* _Problem_: Write out each line in which the string "that" is present.

* _Data for this exercise_:
#####

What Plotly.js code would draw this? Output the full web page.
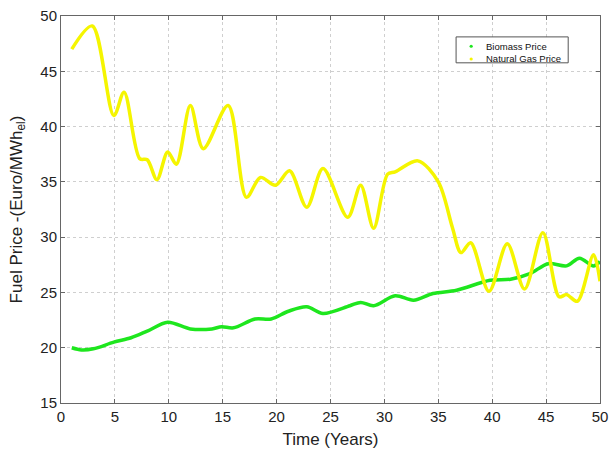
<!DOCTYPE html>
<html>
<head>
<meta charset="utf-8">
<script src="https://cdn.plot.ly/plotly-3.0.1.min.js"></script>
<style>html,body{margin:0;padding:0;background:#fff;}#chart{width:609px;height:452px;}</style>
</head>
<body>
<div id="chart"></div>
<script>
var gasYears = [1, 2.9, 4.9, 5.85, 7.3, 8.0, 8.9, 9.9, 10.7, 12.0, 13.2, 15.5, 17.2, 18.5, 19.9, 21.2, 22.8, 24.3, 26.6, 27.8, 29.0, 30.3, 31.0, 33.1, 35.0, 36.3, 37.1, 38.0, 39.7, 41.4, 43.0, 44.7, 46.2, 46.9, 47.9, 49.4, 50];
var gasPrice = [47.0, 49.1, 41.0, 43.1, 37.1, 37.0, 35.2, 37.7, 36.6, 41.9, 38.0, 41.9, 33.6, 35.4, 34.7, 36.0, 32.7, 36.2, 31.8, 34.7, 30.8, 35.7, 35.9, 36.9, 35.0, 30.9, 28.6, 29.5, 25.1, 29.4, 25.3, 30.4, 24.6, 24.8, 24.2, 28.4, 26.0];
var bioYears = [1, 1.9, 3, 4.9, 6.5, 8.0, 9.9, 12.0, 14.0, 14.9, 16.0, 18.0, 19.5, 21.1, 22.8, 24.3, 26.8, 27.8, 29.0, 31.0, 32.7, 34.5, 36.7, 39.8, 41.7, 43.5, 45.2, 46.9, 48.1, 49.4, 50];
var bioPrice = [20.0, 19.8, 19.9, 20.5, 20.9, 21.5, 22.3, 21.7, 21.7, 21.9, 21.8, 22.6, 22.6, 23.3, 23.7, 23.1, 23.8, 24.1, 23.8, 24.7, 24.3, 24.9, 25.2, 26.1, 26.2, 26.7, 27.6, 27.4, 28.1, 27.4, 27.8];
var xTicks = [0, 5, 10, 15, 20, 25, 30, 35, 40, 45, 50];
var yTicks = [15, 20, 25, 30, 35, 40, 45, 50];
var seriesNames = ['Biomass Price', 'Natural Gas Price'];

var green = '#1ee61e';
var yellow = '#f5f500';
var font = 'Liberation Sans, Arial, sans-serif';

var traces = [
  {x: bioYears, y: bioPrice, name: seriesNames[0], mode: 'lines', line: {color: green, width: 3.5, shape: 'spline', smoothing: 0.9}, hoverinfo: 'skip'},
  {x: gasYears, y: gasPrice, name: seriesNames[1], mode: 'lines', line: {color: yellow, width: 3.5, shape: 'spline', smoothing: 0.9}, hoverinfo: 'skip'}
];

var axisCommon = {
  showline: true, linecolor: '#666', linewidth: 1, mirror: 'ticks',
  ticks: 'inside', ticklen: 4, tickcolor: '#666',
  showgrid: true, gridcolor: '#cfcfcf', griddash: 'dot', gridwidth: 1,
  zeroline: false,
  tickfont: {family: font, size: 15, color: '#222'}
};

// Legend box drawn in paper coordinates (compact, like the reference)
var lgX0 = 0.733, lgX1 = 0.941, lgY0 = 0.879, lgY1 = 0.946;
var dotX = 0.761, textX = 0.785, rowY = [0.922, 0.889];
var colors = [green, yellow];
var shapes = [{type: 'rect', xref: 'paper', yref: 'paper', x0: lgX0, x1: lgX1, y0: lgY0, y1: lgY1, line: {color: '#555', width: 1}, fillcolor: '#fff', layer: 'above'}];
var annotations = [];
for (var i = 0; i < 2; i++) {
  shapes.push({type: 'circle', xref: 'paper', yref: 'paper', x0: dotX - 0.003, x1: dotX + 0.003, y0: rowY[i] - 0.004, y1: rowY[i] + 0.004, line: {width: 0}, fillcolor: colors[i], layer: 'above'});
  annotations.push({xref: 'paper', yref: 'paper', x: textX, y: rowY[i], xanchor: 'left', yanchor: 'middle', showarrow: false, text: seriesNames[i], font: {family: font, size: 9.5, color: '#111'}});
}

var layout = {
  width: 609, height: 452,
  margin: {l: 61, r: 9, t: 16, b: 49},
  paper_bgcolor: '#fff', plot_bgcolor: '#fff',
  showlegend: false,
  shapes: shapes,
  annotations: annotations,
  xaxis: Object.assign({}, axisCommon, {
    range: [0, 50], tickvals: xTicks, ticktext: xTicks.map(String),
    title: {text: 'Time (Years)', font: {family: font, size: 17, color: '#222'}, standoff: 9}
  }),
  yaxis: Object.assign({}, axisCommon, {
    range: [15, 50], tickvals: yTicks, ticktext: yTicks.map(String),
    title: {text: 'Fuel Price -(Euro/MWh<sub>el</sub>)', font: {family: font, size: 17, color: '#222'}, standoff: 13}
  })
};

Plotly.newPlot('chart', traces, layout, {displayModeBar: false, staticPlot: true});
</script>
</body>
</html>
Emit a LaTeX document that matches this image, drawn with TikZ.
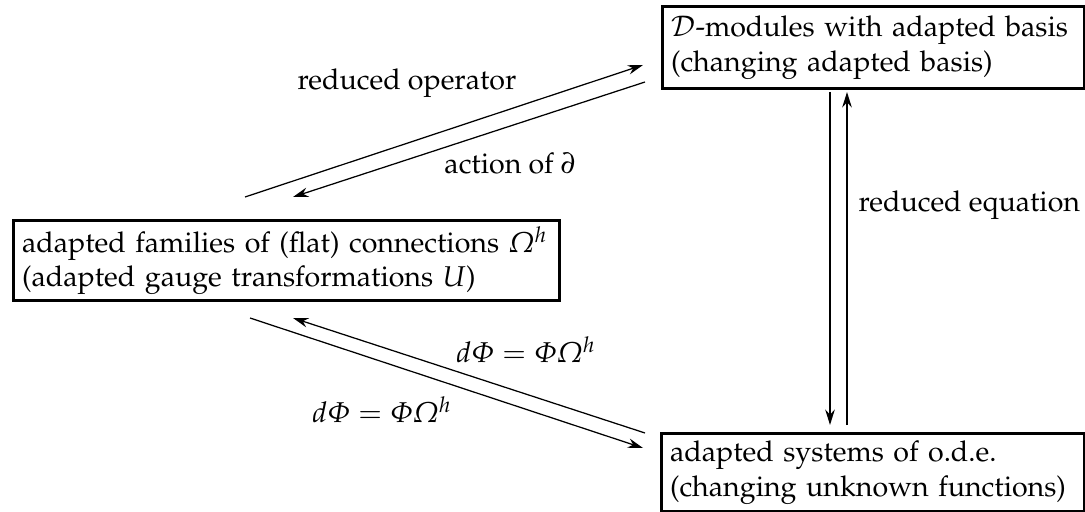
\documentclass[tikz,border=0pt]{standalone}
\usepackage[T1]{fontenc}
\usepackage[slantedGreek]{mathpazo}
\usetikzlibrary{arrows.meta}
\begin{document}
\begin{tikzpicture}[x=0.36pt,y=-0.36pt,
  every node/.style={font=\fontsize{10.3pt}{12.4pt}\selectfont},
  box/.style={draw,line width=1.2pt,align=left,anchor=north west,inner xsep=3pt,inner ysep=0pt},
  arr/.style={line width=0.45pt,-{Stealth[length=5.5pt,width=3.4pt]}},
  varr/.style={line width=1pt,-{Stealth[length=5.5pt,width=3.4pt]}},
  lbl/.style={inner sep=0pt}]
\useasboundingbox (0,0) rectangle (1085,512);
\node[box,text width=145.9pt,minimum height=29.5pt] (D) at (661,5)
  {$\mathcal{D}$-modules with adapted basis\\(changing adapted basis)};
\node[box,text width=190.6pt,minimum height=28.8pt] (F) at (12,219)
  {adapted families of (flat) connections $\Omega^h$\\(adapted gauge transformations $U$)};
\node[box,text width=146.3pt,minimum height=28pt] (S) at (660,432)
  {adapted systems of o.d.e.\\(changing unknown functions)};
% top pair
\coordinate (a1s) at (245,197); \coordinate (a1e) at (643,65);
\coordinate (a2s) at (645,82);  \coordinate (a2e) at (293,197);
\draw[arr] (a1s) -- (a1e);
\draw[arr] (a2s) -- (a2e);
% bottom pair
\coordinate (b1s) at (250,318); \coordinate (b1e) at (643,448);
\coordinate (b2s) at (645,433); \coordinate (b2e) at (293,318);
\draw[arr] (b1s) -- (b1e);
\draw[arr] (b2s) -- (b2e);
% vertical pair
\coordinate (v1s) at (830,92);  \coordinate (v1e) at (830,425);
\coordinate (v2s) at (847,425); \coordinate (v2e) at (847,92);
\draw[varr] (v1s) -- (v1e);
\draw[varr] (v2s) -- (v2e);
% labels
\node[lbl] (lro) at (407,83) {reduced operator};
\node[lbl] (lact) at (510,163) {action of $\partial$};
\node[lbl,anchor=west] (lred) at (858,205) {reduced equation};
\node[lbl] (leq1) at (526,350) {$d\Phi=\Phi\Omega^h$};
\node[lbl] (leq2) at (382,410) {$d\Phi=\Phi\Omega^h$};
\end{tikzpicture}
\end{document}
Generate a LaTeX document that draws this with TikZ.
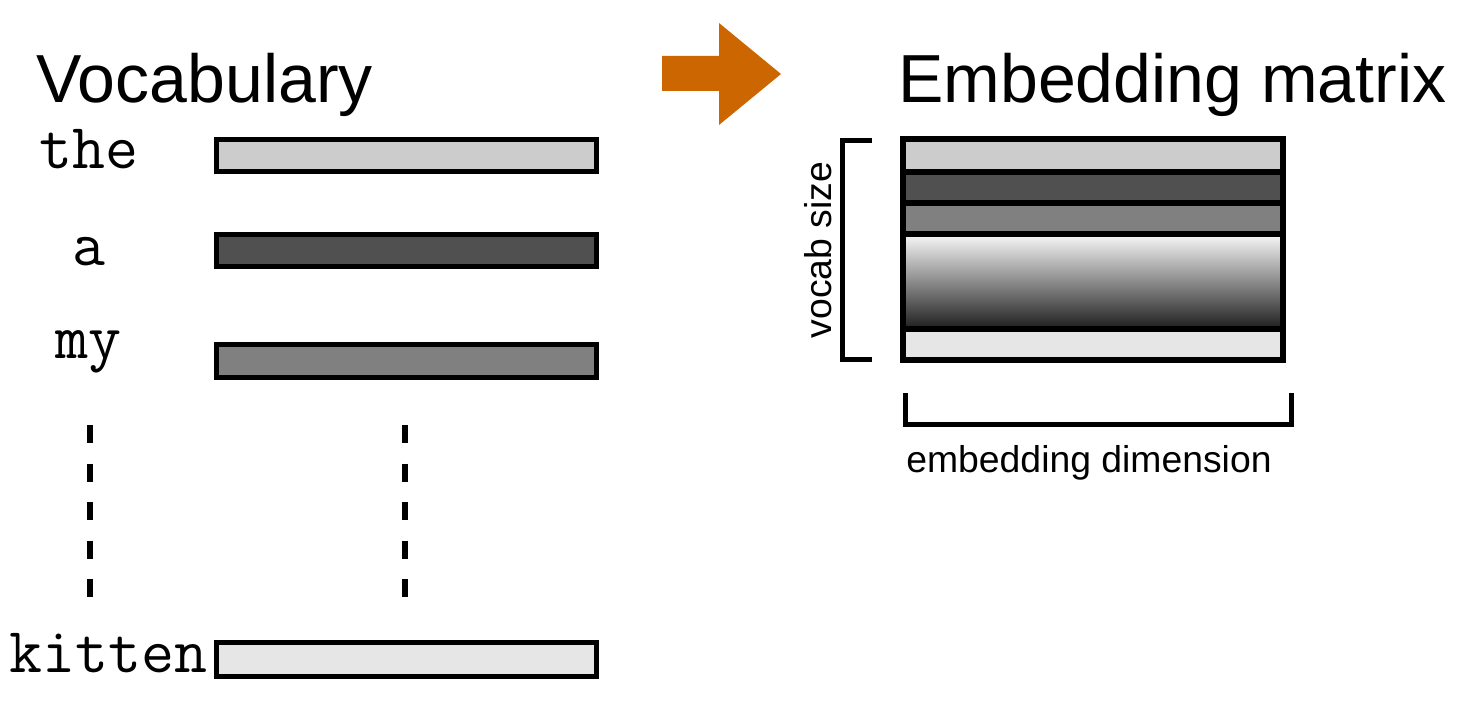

#####

* _Solution for this problem_:
Emit a LaTeX document that matches this image, drawn with TikZ.
Generate a LaTeX document that draws this with TikZ.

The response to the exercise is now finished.